Collected data:
• • • • •

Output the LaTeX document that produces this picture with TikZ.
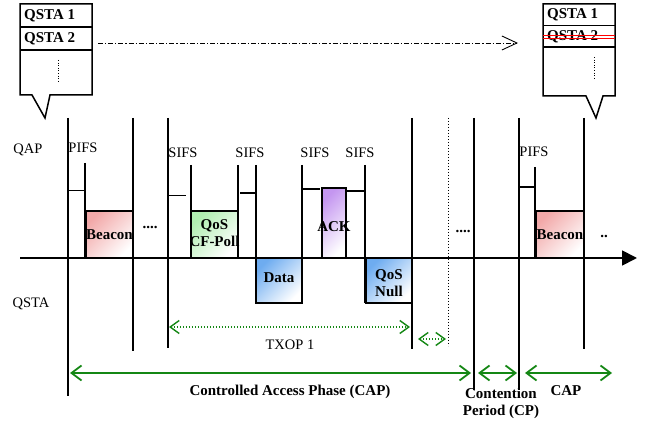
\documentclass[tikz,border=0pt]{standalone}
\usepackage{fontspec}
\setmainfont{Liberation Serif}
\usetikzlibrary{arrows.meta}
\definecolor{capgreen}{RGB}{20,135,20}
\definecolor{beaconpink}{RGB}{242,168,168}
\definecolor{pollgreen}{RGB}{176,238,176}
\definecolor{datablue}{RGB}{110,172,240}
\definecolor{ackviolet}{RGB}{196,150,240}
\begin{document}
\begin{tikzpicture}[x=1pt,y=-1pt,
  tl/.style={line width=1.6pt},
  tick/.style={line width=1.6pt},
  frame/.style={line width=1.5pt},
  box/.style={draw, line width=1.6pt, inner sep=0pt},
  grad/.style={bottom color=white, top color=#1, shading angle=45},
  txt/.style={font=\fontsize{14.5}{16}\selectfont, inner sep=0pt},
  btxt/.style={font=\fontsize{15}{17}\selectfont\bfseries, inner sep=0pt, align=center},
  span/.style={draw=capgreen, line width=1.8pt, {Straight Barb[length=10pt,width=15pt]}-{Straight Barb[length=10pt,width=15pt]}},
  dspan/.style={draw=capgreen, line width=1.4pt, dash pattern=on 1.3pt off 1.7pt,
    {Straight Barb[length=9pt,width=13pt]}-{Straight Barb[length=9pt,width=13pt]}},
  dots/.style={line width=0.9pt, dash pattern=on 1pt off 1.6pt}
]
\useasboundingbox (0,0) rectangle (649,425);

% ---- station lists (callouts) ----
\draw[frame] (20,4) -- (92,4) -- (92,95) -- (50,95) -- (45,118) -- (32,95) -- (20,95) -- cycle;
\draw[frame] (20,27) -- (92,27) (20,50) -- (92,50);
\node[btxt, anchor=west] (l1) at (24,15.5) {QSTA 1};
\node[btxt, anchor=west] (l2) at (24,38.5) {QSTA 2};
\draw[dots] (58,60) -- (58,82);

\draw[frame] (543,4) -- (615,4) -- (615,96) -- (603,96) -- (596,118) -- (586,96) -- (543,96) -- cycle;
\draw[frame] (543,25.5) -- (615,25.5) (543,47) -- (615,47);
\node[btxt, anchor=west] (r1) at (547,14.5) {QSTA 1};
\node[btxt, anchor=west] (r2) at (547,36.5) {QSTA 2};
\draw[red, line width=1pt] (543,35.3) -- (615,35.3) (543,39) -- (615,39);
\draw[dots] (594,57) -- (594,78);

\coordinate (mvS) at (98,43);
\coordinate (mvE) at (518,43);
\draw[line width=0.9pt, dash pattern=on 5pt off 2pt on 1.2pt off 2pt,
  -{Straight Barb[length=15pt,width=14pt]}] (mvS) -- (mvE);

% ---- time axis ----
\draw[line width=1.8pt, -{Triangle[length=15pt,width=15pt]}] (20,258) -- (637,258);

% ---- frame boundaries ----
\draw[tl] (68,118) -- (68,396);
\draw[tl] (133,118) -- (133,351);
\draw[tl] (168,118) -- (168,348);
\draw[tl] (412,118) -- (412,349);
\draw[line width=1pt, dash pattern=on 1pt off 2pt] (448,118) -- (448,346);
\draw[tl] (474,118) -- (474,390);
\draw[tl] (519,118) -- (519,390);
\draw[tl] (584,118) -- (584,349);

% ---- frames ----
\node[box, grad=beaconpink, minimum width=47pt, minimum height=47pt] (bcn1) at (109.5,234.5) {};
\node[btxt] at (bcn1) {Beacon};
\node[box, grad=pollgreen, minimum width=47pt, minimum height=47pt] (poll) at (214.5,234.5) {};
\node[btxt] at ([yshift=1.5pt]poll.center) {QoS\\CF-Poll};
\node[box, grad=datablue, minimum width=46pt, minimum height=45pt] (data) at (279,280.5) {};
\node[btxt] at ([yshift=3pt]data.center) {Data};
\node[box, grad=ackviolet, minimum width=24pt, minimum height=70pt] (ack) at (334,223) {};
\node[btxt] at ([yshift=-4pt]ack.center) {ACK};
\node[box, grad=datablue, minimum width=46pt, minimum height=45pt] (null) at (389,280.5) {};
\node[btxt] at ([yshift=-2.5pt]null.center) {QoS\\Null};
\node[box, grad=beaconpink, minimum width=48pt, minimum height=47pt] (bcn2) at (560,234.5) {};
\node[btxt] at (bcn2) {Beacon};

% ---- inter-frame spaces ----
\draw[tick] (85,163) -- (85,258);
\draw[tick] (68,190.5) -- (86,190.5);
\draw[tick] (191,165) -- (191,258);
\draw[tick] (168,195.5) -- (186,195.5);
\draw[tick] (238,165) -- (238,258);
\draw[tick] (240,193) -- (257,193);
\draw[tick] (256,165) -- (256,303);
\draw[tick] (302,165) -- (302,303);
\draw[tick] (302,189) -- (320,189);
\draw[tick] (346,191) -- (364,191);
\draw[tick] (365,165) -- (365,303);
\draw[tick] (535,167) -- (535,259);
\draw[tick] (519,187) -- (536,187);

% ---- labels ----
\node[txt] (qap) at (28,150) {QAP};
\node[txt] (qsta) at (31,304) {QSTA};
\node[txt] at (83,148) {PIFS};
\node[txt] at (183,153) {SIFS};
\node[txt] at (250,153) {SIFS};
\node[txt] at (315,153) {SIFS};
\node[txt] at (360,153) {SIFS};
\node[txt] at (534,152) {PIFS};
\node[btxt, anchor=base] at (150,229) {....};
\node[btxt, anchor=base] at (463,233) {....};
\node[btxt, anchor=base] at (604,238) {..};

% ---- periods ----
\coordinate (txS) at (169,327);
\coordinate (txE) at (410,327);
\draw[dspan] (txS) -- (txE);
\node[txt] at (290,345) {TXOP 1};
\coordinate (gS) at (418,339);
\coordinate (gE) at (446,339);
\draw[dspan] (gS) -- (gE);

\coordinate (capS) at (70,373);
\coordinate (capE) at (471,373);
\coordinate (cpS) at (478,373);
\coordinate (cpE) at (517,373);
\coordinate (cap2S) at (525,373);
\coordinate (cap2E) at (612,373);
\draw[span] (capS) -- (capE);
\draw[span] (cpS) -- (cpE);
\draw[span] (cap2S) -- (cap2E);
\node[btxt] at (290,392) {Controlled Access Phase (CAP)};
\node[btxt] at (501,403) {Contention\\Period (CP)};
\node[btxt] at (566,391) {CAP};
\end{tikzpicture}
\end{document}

• • • • •

Work to be completed:
Give an exact copy of the material, leaving out every picture.

Task answer:
Output the LaTeX document that produces this picture with TikZ.
\documentclass[tikz,border=0pt]{standalone}
\usepackage{fontspec}
\setmainfont{Liberation Serif}
\usetikzlibrary{arrows.meta}
\definecolor{capgreen}{RGB}{20,135,20}
\definecolor{beaconpink}{RGB}{242,168,168}
\definecolor{pollgreen}{RGB}{176,238,176}
\definecolor{datablue}{RGB}{110,172,240}
\definecolor{ackviolet}{RGB}{196,150,240}
\begin{document}
\begin{tikzpicture}[x=1pt,y=-1pt,
  tl/.style={line width=1.6pt},
  tick/.style={line width=1.6pt},
  frame/.style={line width=1.5pt},
  box/.style={draw, line width=1.6pt, inner sep=0pt},
  grad/.style={bottom color=white, top color=#1, shading angle=45},
  txt/.style={font=\fontsize{14.5}{16}\selectfont, inner sep=0pt},
  btxt/.style={font=\fontsize{15}{17}\selectfont\bfseries, inner sep=0pt, align=center},
  span/.style={draw=capgreen, line width=1.8pt, {Straight Barb[length=10pt,width=15pt]}-{Straight Barb[length=10pt,width=15pt]}},
  dspan/.style={draw=capgreen, line width=1.4pt, dash pattern=on 1.3pt off 1.7pt,
    {Straight Barb[length=9pt,width=13pt]}-{Straight Barb[length=9pt,width=13pt]}},
  dots/.style={line width=0.9pt, dash pattern=on 1pt off 1.6pt}
]
\useasboundingbox (0,0) rectangle (649,425);

% ---- station lists (callouts) ----
\draw[frame] (20,4) -- (92,4) -- (92,95) -- (50,95) -- (45,118) -- (32,95) -- (20,95) -- cycle;
\draw[frame] (20,27) -- (92,27) (20,50) -- (92,50);
\node[btxt, anchor=west] (l1) at (24,15.5) {QSTA 1};
\node[btxt, anchor=west] (l2) at (24,38.5) {QSTA 2};
\draw[dots] (58,60) -- (58,82);

\draw[frame] (543,4) -- (615,4) -- (615,96) -- (603,96) -- (596,118) -- (586,96) -- (543,96) -- cycle;
\draw[frame] (543,25.5) -- (615,25.5) (543,47) -- (615,47);
\node[btxt, anchor=west] (r1) at (547,14.5) {QSTA 1};
\node[btxt, anchor=west] (r2) at (547,36.5) {QSTA 2};
\draw[red, line width=1pt] (543,35.3) -- (615,35.3) (543,39) -- (615,39);
\draw[dots] (594,57) -- (594,78);

\coordinate (mvS) at (98,43);
\coordinate (mvE) at (518,43);
\draw[line width=0.9pt, dash pattern=on 5pt off 2pt on 1.2pt off 2pt,
  -{Straight Barb[length=15pt,width=14pt]}] (mvS) -- (mvE);

% ---- time axis ----
\draw[line width=1.8pt, -{Triangle[length=15pt,width=15pt]}] (20,258) -- (637,258);

% ---- frame boundaries ----
\draw[tl] (68,118) -- (68,396);
\draw[tl] (133,118) -- (133,351);
\draw[tl] (168,118) -- (168,348);
\draw[tl] (412,118) -- (412,349);
\draw[line width=1pt, dash pattern=on 1pt off 2pt] (448,118) -- (448,346);
\draw[tl] (474,118) -- (474,390);
\draw[tl] (519,118) -- (519,390);
\draw[tl] (584,118) -- (584,349);

% ---- frames ----
\node[box, grad=beaconpink, minimum width=47pt, minimum height=47pt] (bcn1) at (109.5,234.5) {};
\node[btxt] at (bcn1) {Beacon};
\node[box, grad=pollgreen, minimum width=47pt, minimum height=47pt] (poll) at (214.5,234.5) {};
\node[btxt] at ([yshift=1.5pt]poll.center) {QoS\\CF-Poll};
\node[box, grad=datablue, minimum width=46pt, minimum height=45pt] (data) at (279,280.5) {};
\node[btxt] at ([yshift=3pt]data.center) {Data};
\node[box, grad=ackviolet, minimum width=24pt, minimum height=70pt] (ack) at (334,223) {};
\node[btxt] at ([yshift=-4pt]ack.center) {ACK};
\node[box, grad=datablue, minimum width=46pt, minimum height=45pt] (null) at (389,280.5) {};
\node[btxt] at ([yshift=-2.5pt]null.center) {QoS\\Null};
\node[box, grad=beaconpink, minimum width=48pt, minimum height=47pt] (bcn2) at (560,234.5) {};
\node[btxt] at (bcn2) {Beacon};

% ---- inter-frame spaces ----
\draw[tick] (85,163) -- (85,258);
\draw[tick] (68,190.5) -- (86,190.5);
\draw[tick] (191,165) -- (191,258);
\draw[tick] (168,195.5) -- (186,195.5);
\draw[tick] (238,165) -- (238,258);
\draw[tick] (240,193) -- (257,193);
\draw[tick] (256,165) -- (256,303);
\draw[tick] (302,165) -- (302,303);
\draw[tick] (302,189) -- (320,189);
\draw[tick] (346,191) -- (364,191);
\draw[tick] (365,165) -- (365,303);
\draw[tick] (535,167) -- (535,259);
\draw[tick] (519,187) -- (536,187);

% ---- labels ----
\node[txt] (qap) at (28,150) {QAP};
\node[txt] (qsta) at (31,304) {QSTA};
\node[txt] at (83,148) {PIFS};
\node[txt] at (183,153) {SIFS};
\node[txt] at (250,153) {SIFS};
\node[txt] at (315,153) {SIFS};
\node[txt] at (360,153) {SIFS};
\node[txt] at (534,152) {PIFS};
\node[btxt, anchor=base] at (150,229) {....};
\node[btxt, anchor=base] at (463,233) {....};
\node[btxt, anchor=base] at (604,238) {..};

% ---- periods ----
\coordinate (txS) at (169,327);
\coordinate (txE) at (410,327);
\draw[dspan] (txS) -- (txE);
\node[txt] at (290,345) {TXOP 1};
\coordinate (gS) at (418,339);
\coordinate (gE) at (446,339);
\draw[dspan] (gS) -- (gE);

\coordinate (capS) at (70,373);
\coordinate (capE) at (471,373);
\coordinate (cpS) at (478,373);
\coordinate (cpE) at (517,373);
\coordinate (cap2S) at (525,373);
\coordinate (cap2E) at (612,373);
\draw[span] (capS) -- (capE);
\draw[span] (cpS) -- (cpE);
\draw[span] (cap2S) -- (cap2E);
\node[btxt] at (290,392) {Controlled Access Phase (CAP)};
\node[btxt] at (501,403) {Contention\\Period (CP)};
\node[btxt] at (566,391) {CAP};
\end{tikzpicture}
\end{document}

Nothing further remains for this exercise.